Trademark dilution is the use of a mark or name that is similar to a famous mark to lessen the capacity and influence the reputation the mark has on the public. Federal Trademark Dilution Act (FTDA), 15 U.S.C. § 1125(c), enacted in 1996, specifically protects famous marks from unauthorized use. Dilution differs from trademark infringement because trademark infringement involves the chance of consumer confusion. However, dilution can occur even when consumers will not be misled. When a mark similar to another famous mark is used in commercial settings, it may be considered a trademark dilution.

The Two Types of Dilution

There are two main types of dilution, blurring and tarnishment. The traditional trademark dilution is known as blurring. Blurring occurs when the famous mark is altered in a form and used as a different mark. If the similar mark is distinct, but is commonly mistaken for the famous mark, this may be considered blurring. Blurring slowly weakens the distinctiveness and capacity of a famous mark to identify and distinguish goods and services.

Dilution due to tarnishment is when the reputation of the mark is harmed because of the use of another similar mark. A trademark is tarnished when then infringing mark portrays the famous mark in a negative light and damages the reputation of the mark – usually in the context of crimes and drugs. One common example of trademark tarnishment is when an infringing mark is used on lower quality goods.

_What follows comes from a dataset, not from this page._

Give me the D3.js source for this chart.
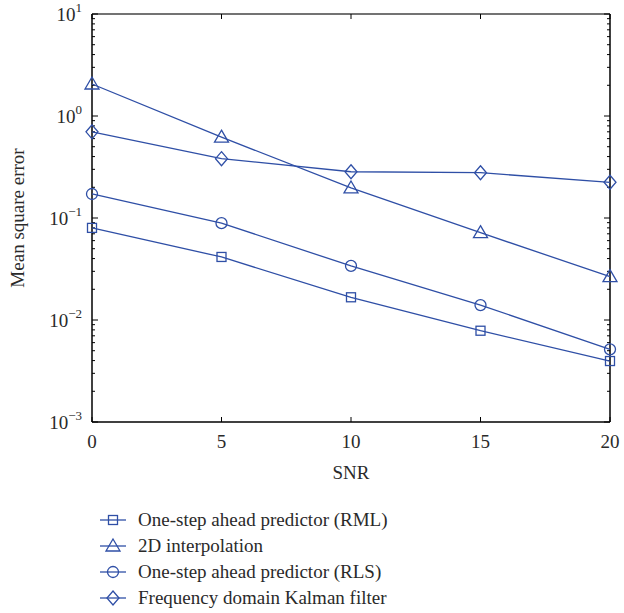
<!DOCTYPE html>
<html>
<head>
<meta charset="utf-8">
<script src="https://cdn.jsdelivr.net/npm/d3@7"></script>
<style>
  body { margin: 0; background: #fff; }
  text { font-family: "Liberation Serif", "DejaVu Serif", serif; fill: #2a2a2a; }
</style>
</head>
<body>
<div id="chart"></div>
<script>
// data
const snr = [0, 5, 10, 15, 20];
const rml = [0.080, 0.0415, 0.0167, 0.00785, 0.00396];
const interp2d = [2.06, 0.62, 0.197, 0.0718, 0.0266];
const rls = [0.172, 0.089, 0.0339, 0.0140, 0.00516];
const kalman = [0.70, 0.382, 0.284, 0.278, 0.224];

const seriesNames = [
    "One-step ahead predictor (RML)",
    "2D interpolation",
    "One-step ahead predictor (RLS)",
    "Frequency domain Kalman filter"
];
const seriesValues = [rml, interp2d, rls, kalman];
const seriesMarkers = ["square", "triangle", "circle", "diamond"];

const xTicks = [0, 5, 10, 15, 20];
const yExponents = [-3, -2, -1, 0, 1];

const width = 624, height = 613;
const margin = { left: 92, right: 14, top: 14, bottom: 191 };
const blue = "#2f4fa6";
const fs = 19;

const svg = d3.select("#chart").append("svg")
    .attr("width", width)
    .attr("height", height);

const x = d3.scaleLinear().domain([0, 20]).range([margin.left, width - margin.right]);
const y = d3.scaleLog().domain([1e-3, 10]).range([height - margin.bottom, margin.top]);

const x0 = x.range()[0], x1 = x.range()[1];
const y0 = y.range()[0], y1 = y.range()[1];

// frame
svg.append("line").attr("x1", x0).attr("x2", x1).attr("y1", y1).attr("y2", y1)
    .attr("stroke", "#444").attr("stroke-width", 1.5);
svg.append("line").attr("x1", x0).attr("x2", x1).attr("y1", y0).attr("y2", y0)
    .attr("stroke", "#000").attr("stroke-width", 1.5);
svg.append("line").attr("x1", x0).attr("x2", x0).attr("y1", y0).attr("y2", y1)
    .attr("stroke", "#000").attr("stroke-width", 1.5);
svg.append("line").attr("x1", x1).attr("x2", x1).attr("y1", y0).attr("y2", y1)
    .attr("stroke", "#000").attr("stroke-width", 1.5);

// y ticks (major + minor), inward on both sides
const ticks = svg.append("g").attr("stroke", "#000").attr("stroke-width", 1);
const minorVals = [];
for (let e = -3; e < 1; e++) {
    for (let m = 2; m <= 9; m++) minorVals.push(m * Math.pow(10, e));
}
minorVals.forEach(v => {
    ticks.append("line").attr("x1", x0).attr("x2", x0 + 3).attr("y1", y(v)).attr("y2", y(v));
    ticks.append("line").attr("x1", x1).attr("x2", x1 - 3).attr("y1", y(v)).attr("y2", y(v));
});
yExponents.forEach(e => {
    const v = Math.pow(10, e);
    ticks.append("line").attr("x1", x0).attr("x2", x0 + 6).attr("y1", y(v)).attr("y2", y(v));
    ticks.append("line").attr("x1", x1).attr("x2", x1 - 6).attr("y1", y(v)).attr("y2", y(v));
});
xTicks.forEach(t => {
    ticks.append("line").attr("x1", x(t)).attr("x2", x(t)).attr("y1", y0).attr("y2", y0 - 5);
    ticks.append("line").attr("x1", x(t)).attr("x2", x(t)).attr("y1", y1).attr("y2", y1 + 5);
});

// y tick labels
yExponents.forEach(e => {
    const t = svg.append("text")
        .attr("x", x0 - 10)
        .attr("y", y(Math.pow(10, e)) + 7)
        .attr("text-anchor", "end")
        .attr("font-size", fs);
    t.append("tspan").text("10");
    t.append("tspan").attr("dy", -9).attr("font-size", 13)
        .text(e < 0 ? "\u2212" + (-e) : String(e));
});

// x tick labels
svg.selectAll(".xlab").data(xTicks).join("text")
    .attr("x", d => x(d))
    .attr("y", y0 + 26)
    .attr("text-anchor", "middle")
    .attr("font-size", fs)
    .text(d => d);

// axis titles
svg.append("text")
    .attr("x", (x0 + x1) / 2)
    .attr("y", 479)
    .attr("text-anchor", "middle")
    .attr("font-size", fs)
    .text("SNR");
svg.append("text")
    .attr("transform", `translate(24,${(y0 + y1) / 2}) rotate(-90)`)
    .attr("text-anchor", "middle")
    .attr("font-size", fs)
    .text("Mean square error");

// markers
function drawMarker(g, type, cx, cy) {
    if (type === "square") {
        g.append("rect").attr("x", cx - 4.5).attr("y", cy - 4.5).attr("width", 9).attr("height", 9);
    } else if (type === "triangle") {
        g.append("path").attr("d", `M${cx},${cy - 7}L${cx + 7},${cy + 5}L${cx - 7},${cy + 5}Z`);
    } else if (type === "circle") {
        g.append("circle").attr("cx", cx).attr("cy", cy).attr("r", 5.5);
    } else {
        g.append("path").attr("d", `M${cx},${cy - 7}L${cx + 6},${cy}L${cx},${cy + 7}L${cx - 6},${cy}Z`);
    }
}

const line = d3.line().x((d, i) => x(snr[i])).y(d => y(d));

seriesValues.forEach((vals, k) => {
    svg.append("path")
        .attr("d", line(vals))
        .attr("fill", "none")
        .attr("stroke", blue)
        .attr("stroke-width", 1.3);
    const g = svg.append("g").attr("fill", "none").attr("stroke", blue).attr("stroke-width", 1.3);
    vals.forEach((v, i) => drawMarker(g, seriesMarkers[k], x(snr[i]), y(v)));
});

// legend
const legend = svg.append("g");
seriesNames.forEach((name, k) => {
    const ly = 520 + k * 26;
    legend.append("line").attr("x1", 100).attr("x2", 126).attr("y1", ly).attr("y2", ly)
        .attr("stroke", blue).attr("stroke-width", 1.3);
    const g = legend.append("g").attr("fill", "none").attr("stroke", blue).attr("stroke-width", 1.3);
    drawMarker(g, seriesMarkers[k], 113, ly);
    legend.append("text")
        .attr("x", 138)
        .attr("y", ly + 6)
        .attr("font-size", fs)
        .text(name);
});
</script>
</body>
</html>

Louis Vuitton vs. Hyundai Motors

One reputable case on trademark dilution is Louis Vuitton Malletier (LVM) v. Hyundai Motor America. During the 2010 Super Bowl, Hyundai produced a commercial that featured an ordinary basketball with markings similar to the signature markings found on Louis Vuitton bags. In the commercial, the marked basketball was used to show that luxury is not necessarily defined to an upper caste. Louis Vuitton argues that Hyundai violated the trademark dilution law, and asked Hyundai to stop further dilution of their trademark. They claimed that the use of a similar logo in Hyundai’s commercial diluted the distinctiveness and tarnished the reputation of LVM marks.

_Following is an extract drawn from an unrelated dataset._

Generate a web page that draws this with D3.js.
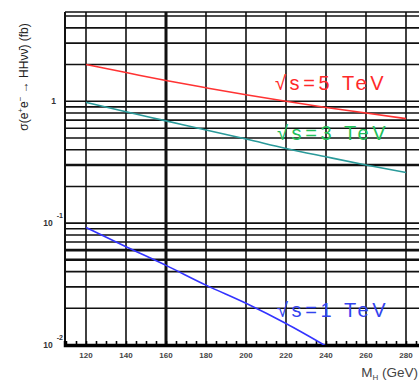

Protection Against Trademark Dilution

Only certain marks are protected against dilution. Dilution is a trademark infringement that exclusively applies to famous marks. Dilution does not apply to marks that are not well known because there is a smaller chance of confusion between non-famous marks. While determining what constitutes as a famous mark, courts may take into consideration the time the mark as been in use.

The mark in question must have a certain degree of recognition in order to establish a claim of dilution. It must be instantly recognized by a majority of consumer. The geographic location of where the mark is generally distributed as well as where it is used is important. One example of a clearly famous mark with a massive degree of recognition is Coca-Cola. The duration and extent of use of the mark is enough for courts to recognize it as famous, therefore Coca-Cola would be protected against trademark dilution.

A more difficult mark to protect would be Apple. Although Apple has been used in correlation with well-known products, the name has been used by other business as well. Apple is not protected under trademark dilution due to the fact that Apple is a commonly used word that is often diluted.

The federal dilution law is for the protection of famous trademarks and not consumers who were misled by an infringing mark. Diluting trademark can harm the market value of a famous mark and can result in great financial losses for a company. However, trademark dilution is difficult to prove because it requires irrefutable proof that the similar mark lowered public opinion of the famous mark.